→ Stated problem
Copy the listing below in full and skip every picture.

== Given material ==

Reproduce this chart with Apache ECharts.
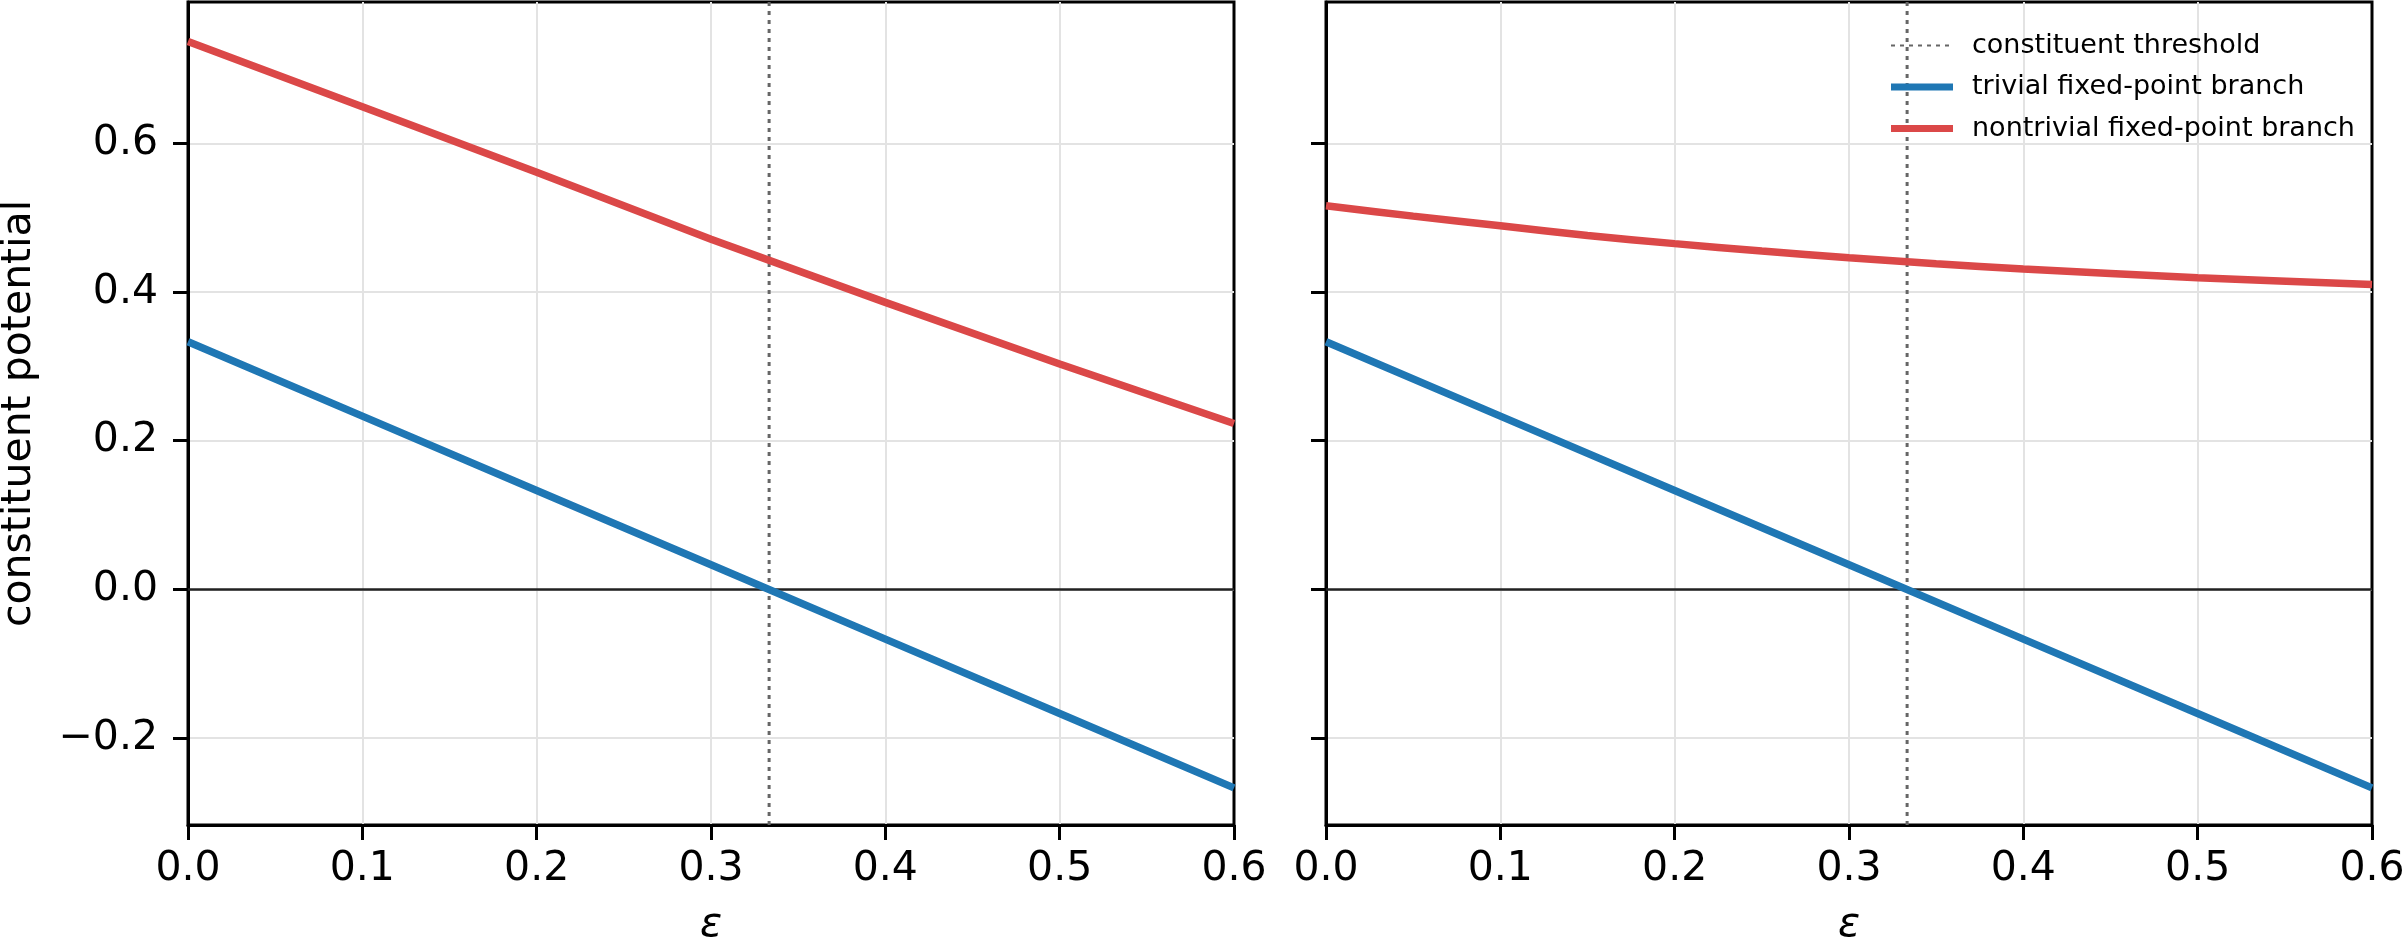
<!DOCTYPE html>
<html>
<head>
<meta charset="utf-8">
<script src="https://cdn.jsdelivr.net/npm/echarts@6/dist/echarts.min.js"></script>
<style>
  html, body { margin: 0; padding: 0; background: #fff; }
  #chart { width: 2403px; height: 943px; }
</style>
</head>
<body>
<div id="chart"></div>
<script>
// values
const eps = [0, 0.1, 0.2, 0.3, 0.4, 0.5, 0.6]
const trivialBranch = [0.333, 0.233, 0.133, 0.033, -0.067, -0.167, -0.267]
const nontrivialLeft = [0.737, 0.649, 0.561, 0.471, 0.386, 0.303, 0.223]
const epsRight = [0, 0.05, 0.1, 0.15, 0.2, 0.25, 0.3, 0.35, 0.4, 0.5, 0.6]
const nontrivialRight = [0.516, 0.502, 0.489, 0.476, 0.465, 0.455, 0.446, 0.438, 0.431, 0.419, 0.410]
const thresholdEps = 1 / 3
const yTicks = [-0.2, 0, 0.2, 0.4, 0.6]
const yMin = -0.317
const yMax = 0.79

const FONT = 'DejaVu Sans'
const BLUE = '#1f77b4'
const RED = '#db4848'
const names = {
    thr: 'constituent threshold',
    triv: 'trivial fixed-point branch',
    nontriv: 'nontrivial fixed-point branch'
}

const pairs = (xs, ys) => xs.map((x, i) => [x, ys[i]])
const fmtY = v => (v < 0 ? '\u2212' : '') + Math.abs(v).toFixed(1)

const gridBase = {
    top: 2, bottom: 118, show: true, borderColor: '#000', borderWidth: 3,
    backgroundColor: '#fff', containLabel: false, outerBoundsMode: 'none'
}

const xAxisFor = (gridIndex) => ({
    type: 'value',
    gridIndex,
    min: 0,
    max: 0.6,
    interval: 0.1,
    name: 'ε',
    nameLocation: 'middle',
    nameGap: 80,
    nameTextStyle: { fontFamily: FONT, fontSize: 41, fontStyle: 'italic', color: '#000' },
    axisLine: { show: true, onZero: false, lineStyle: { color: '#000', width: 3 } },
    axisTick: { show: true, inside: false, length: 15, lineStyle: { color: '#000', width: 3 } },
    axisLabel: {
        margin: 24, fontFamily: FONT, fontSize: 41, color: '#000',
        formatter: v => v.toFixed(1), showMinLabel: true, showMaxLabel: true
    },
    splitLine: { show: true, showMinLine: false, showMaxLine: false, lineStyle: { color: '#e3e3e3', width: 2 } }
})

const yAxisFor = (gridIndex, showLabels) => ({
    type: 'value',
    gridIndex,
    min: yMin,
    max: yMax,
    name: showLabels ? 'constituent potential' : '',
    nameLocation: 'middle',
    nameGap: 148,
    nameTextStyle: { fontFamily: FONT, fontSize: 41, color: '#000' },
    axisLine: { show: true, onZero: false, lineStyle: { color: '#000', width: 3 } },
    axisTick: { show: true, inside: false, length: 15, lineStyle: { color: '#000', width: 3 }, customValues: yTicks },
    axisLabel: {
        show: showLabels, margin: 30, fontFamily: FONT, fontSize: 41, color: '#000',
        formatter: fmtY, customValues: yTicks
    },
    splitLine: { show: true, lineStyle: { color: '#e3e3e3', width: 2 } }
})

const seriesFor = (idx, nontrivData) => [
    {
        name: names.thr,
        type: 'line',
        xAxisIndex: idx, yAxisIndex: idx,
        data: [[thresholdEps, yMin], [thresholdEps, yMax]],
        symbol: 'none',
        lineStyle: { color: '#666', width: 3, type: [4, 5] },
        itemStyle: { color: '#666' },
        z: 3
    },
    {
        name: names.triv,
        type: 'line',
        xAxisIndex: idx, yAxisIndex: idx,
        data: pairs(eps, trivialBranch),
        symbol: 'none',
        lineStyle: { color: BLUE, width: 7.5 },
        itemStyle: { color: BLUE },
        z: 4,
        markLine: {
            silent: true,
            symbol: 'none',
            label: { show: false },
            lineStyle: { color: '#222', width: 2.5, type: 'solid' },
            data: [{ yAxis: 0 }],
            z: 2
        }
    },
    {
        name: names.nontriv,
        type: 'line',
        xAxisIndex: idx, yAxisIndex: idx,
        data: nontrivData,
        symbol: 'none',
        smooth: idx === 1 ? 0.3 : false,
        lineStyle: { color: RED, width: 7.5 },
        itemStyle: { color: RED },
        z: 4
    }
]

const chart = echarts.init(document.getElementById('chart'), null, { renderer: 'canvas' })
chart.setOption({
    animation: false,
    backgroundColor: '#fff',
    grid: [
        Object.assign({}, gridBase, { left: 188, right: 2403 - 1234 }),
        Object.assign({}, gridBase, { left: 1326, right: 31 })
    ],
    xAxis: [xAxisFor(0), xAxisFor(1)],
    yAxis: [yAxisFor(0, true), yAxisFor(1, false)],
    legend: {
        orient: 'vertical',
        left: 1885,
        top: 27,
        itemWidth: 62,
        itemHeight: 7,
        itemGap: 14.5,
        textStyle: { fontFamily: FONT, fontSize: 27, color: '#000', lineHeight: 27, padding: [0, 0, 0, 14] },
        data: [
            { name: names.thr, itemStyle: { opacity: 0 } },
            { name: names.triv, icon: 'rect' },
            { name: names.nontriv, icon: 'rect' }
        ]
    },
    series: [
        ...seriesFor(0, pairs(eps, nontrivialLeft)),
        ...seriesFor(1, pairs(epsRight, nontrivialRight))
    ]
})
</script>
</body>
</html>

===

→ Task answer
Reproduce this chart with Apache ECharts.
<!DOCTYPE html>
<html>
<head>
<meta charset="utf-8">
<script src="https://cdn.jsdelivr.net/npm/echarts@6/dist/echarts.min.js"></script>
<style>
  html, body { margin: 0; padding: 0; background: #fff; }
  #chart { width: 2403px; height: 943px; }
</style>
</head>
<body>
<div id="chart"></div>
<script>
// values
const eps = [0, 0.1, 0.2, 0.3, 0.4, 0.5, 0.6]
const trivialBranch = [0.333, 0.233, 0.133, 0.033, -0.067, -0.167, -0.267]
const nontrivialLeft = [0.737, 0.649, 0.561, 0.471, 0.386, 0.303, 0.223]
const epsRight = [0, 0.05, 0.1, 0.15, 0.2, 0.25, 0.3, 0.35, 0.4, 0.5, 0.6]
const nontrivialRight = [0.516, 0.502, 0.489, 0.476, 0.465, 0.455, 0.446, 0.438, 0.431, 0.419, 0.410]
const thresholdEps = 1 / 3
const yTicks = [-0.2, 0, 0.2, 0.4, 0.6]
const yMin = -0.317
const yMax = 0.79

const FONT = 'DejaVu Sans'
const BLUE = '#1f77b4'
const RED = '#db4848'
const names = {
    thr: 'constituent threshold',
    triv: 'trivial fixed-point branch',
    nontriv: 'nontrivial fixed-point branch'
}

const pairs = (xs, ys) => xs.map((x, i) => [x, ys[i]])
const fmtY = v => (v < 0 ? '\u2212' : '') + Math.abs(v).toFixed(1)

const gridBase = {
    top: 2, bottom: 118, show: true, borderColor: '#000', borderWidth: 3,
    backgroundColor: '#fff', containLabel: false, outerBoundsMode: 'none'
}

const xAxisFor = (gridIndex) => ({
    type: 'value',
    gridIndex,
    min: 0,
    max: 0.6,
    interval: 0.1,
    name: 'ε',
    nameLocation: 'middle',
    nameGap: 80,
    nameTextStyle: { fontFamily: FONT, fontSize: 41, fontStyle: 'italic', color: '#000' },
    axisLine: { show: true, onZero: false, lineStyle: { color: '#000', width: 3 } },
    axisTick: { show: true, inside: false, length: 15, lineStyle: { color: '#000', width: 3 } },
    axisLabel: {
        margin: 24, fontFamily: FONT, fontSize: 41, color: '#000',
        formatter: v => v.toFixed(1), showMinLabel: true, showMaxLabel: true
    },
    splitLine: { show: true, showMinLine: false, showMaxLine: false, lineStyle: { color: '#e3e3e3', width: 2 } }
})

const yAxisFor = (gridIndex, showLabels) => ({
    type: 'value',
    gridIndex,
    min: yMin,
    max: yMax,
    name: showLabels ? 'constituent potential' : '',
    nameLocation: 'middle',
    nameGap: 148,
    nameTextStyle: { fontFamily: FONT, fontSize: 41, color: '#000' },
    axisLine: { show: true, onZero: false, lineStyle: { color: '#000', width: 3 } },
    axisTick: { show: true, inside: false, length: 15, lineStyle: { color: '#000', width: 3 }, customValues: yTicks },
    axisLabel: {
        show: showLabels, margin: 30, fontFamily: FONT, fontSize: 41, color: '#000',
        formatter: fmtY, customValues: yTicks
    },
    splitLine: { show: true, lineStyle: { color: '#e3e3e3', width: 2 } }
})

const seriesFor = (idx, nontrivData) => [
    {
        name: names.thr,
        type: 'line',
        xAxisIndex: idx, yAxisIndex: idx,
        data: [[thresholdEps, yMin], [thresholdEps, yMax]],
        symbol: 'none',
        lineStyle: { color: '#666', width: 3, type: [4, 5] },
        itemStyle: { color: '#666' },
        z: 3
    },
    {
        name: names.triv,
        type: 'line',
        xAxisIndex: idx, yAxisIndex: idx,
        data: pairs(eps, trivialBranch),
        symbol: 'none',
        lineStyle: { color: BLUE, width: 7.5 },
        itemStyle: { color: BLUE },
        z: 4,
        markLine: {
            silent: true,
            symbol: 'none',
            label: { show: false },
            lineStyle: { color: '#222', width: 2.5, type: 'solid' },
            data: [{ yAxis: 0 }],
            z: 2
        }
    },
    {
        name: names.nontriv,
        type: 'line',
        xAxisIndex: idx, yAxisIndex: idx,
        data: nontrivData,
        symbol: 'none',
        smooth: idx === 1 ? 0.3 : false,
        lineStyle: { color: RED, width: 7.5 },
        itemStyle: { color: RED },
        z: 4
    }
]

const chart = echarts.init(document.getElementById('chart'), null, { renderer: 'canvas' })
chart.setOption({
    animation: false,
    backgroundColor: '#fff',
    grid: [
        Object.assign({}, gridBase, { left: 188, right: 2403 - 1234 }),
        Object.assign({}, gridBase, { left: 1326, right: 31 })
    ],
    xAxis: [xAxisFor(0), xAxisFor(1)],
    yAxis: [yAxisFor(0, true), yAxisFor(1, false)],
    legend: {
        orient: 'vertical',
        left: 1885,
        top: 27,
        itemWidth: 62,
        itemHeight: 7,
        itemGap: 14.5,
        textStyle: { fontFamily: FONT, fontSize: 27, color: '#000', lineHeight: 27, padding: [0, 0, 0, 14] },
        data: [
            { name: names.thr, itemStyle: { opacity: 0 } },
            { name: names.triv, icon: 'rect' },
            { name: names.nontriv, icon: 'rect' }
        ]
    },
    series: [
        ...seriesFor(0, pairs(eps, nontrivialLeft)),
        ...seriesFor(1, pairs(epsRight, nontrivialRight))
    ]
})
</script>
</body>
</html>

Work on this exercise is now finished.